All of this is tommyrot, of course – you just have to bear in mind that the MINI is not trying to emulate the Mini. Sure, they’re trading off the heritage to the stupid, but it’s a thoroughly decent new car in its own right. Try not to picture Paddy Hopkirk in the ‘64 Monte, stop whistling the Self-Preservation Society to yourself, and just enjoy it for what it is: a well-packaged, nimble, capable little happybox.
Oh, wait - that's the old Mini! Moving on...
So what do you get for your money? Well, under the bonnet is the 1.6-litre Tritec engine, a Brazilian-built unit developed jointly by BMW and Chrysler. This may not sound that promising but trust me, it’s a little cracker – the One gets 90bhp, while the Cooper enjoys 115bhp; not the most impressive numbers on paper, but this is a sparky unit that thrives on revs, and is more than enough for country lane fun in a car that weighs 1,150kg. And remember that Bluefin option! You also get clever brakes – ABS, EBD, cornering brake control – a six-speaker stereo, tyre defect monitor and five three-point seatbelts. To be honest, the boot is pretty rubbish for putting stuff in unless your weekly grocery shop consists entirely of flat things – pancakes, sliced cheese etc - but the rear seats split 50:50 to fold, so it’s more practical than you think for going on holiday. As long as you don’t take anyone with you.

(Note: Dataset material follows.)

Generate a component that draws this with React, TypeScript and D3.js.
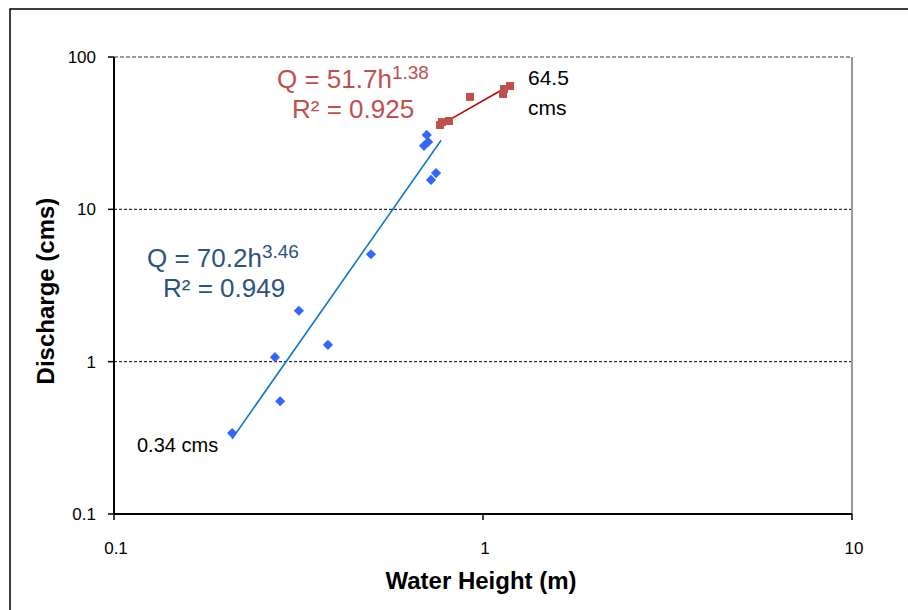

The dash and controls are cool, the servicing intervals are wide, it’s got a 4-star Euro NCAP rating, and there are enough of them in scrapyards now that you can pick and choose which alloys and seats you might want to fit, so you don’t even have to be that fussy about spec when you’re shopping around. Although if you do want to be fussy, you can – there are millions of them about.
Bevis thinks this is cool. Pollitt doesn't.
So, is our angry leader – the Pollitt-buro, if you will – warming to the MINI? Probably not. And he’ll like it even less when he reads this bit and discovers that I’ve cheated. You see, you can buy MINIs for under two grand, but they’re still pretty rare. The reason this is going onto N£2G now is to keep you, dear reader, ahead of the curve: there are plenty of MINIs currently hovering around the £2,200-2,400 mark, meaning that in the very near future there’s going to be plenty available for under two grand. Or, with some agile haggling, you could land one right now – remember, your negotiating points will be discolouration of the plastic arch surrounds and trim (half an hour of Back-To-Black will sort that out), faded paintwork on bright colours (sod it, you can’t see that when you’re driving it can you?) and iffy stereo wiring (easily sorted by a cheapish Halfords purchase, probably). There really isn’t that much more that goes wrong with them. Well, there is, it’s a car, anything can go wrong, but you know what I mean.
Why not buy one now and wind up The Pollitt? He’s been telling you to buy Focus ST170s, Type-R Accords, Volvo T5s and Supras for ages – imagine the look on his face if you buy a sensible little MINI. Priceless.